Bank Indonesia's 25 basis point rate hike, which brought the benchmark rate to 7.25 percent, took many by surprise as the bank hiked rates by 50 basis points at emergency meeting just a few weeks ago. The central bank has been desperately trying to shore up losses in the beleaguered rupiah, which has fallen over 15 percent this year as fears over a tapering of the Federal Reserve's asset purchase program prompted sharp capital outflows from the region.
(Read more: Indonesia central bank surprises market with rate hike)
Indonesia's stock market has also taken a battering, falling 16 percent since late May, though it has recovered some lost ground this month.
According to Shane Oliver, head of investment strategy and chief economist at AMP Capital, although the rate hike should help Indonesia's economy in the medium term, investors should expect more short-term pain.
"The problem is when you run a current account deficit at [around] 4% of GDP and foreign investors have lost interest in funding that current account deficit, then you have to slow demand in the economy," said Oliver.
"The problem is that it is the right thing to do in the medium term, but it can cause a lot of pain in the short term. Eventually the hike in interest rates will start to bear fruit and the economy will stabilize but in the short term we will go through a rough patch," he added.
(Read more: Indonesia: Is it time to jump back in?)

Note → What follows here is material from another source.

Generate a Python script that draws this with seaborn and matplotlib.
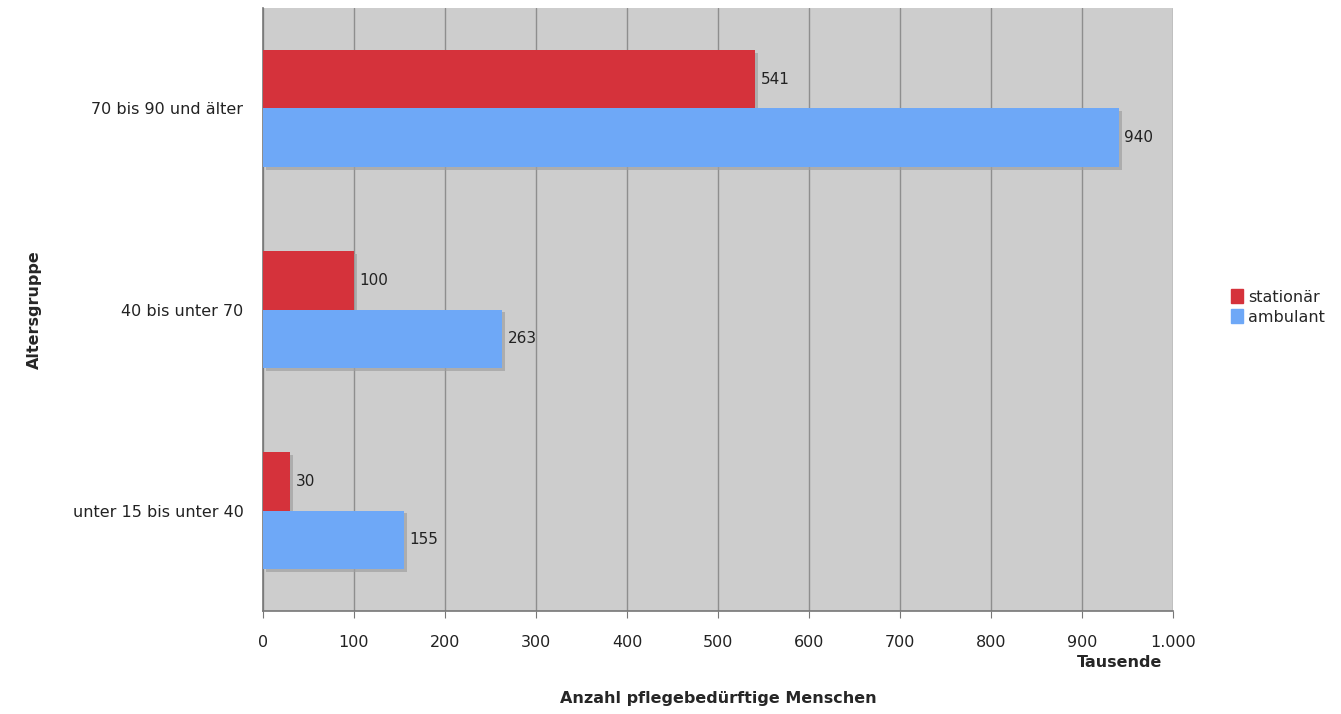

Vishnu Varathan, senior economist at Mizuho Bank, warned that Bank Indonesia may need to take additional action to limit further losses for the rupiah.
"[Thursday's] tightening was another shot at taming the dollar-rupiah bulls. And while urgency for further aggressive hikes is diminished, Bank Indonesia can't safely take its finger off the trigger yet," he said.
Bank Indonesia also revised down its 2013 gross domestic product growth forecast Thursday to 5.5-5.9 percent from 5.8-6.2 percent, and its 2014 forecast to 5.8-6.2 percent from 6-6.4 percent.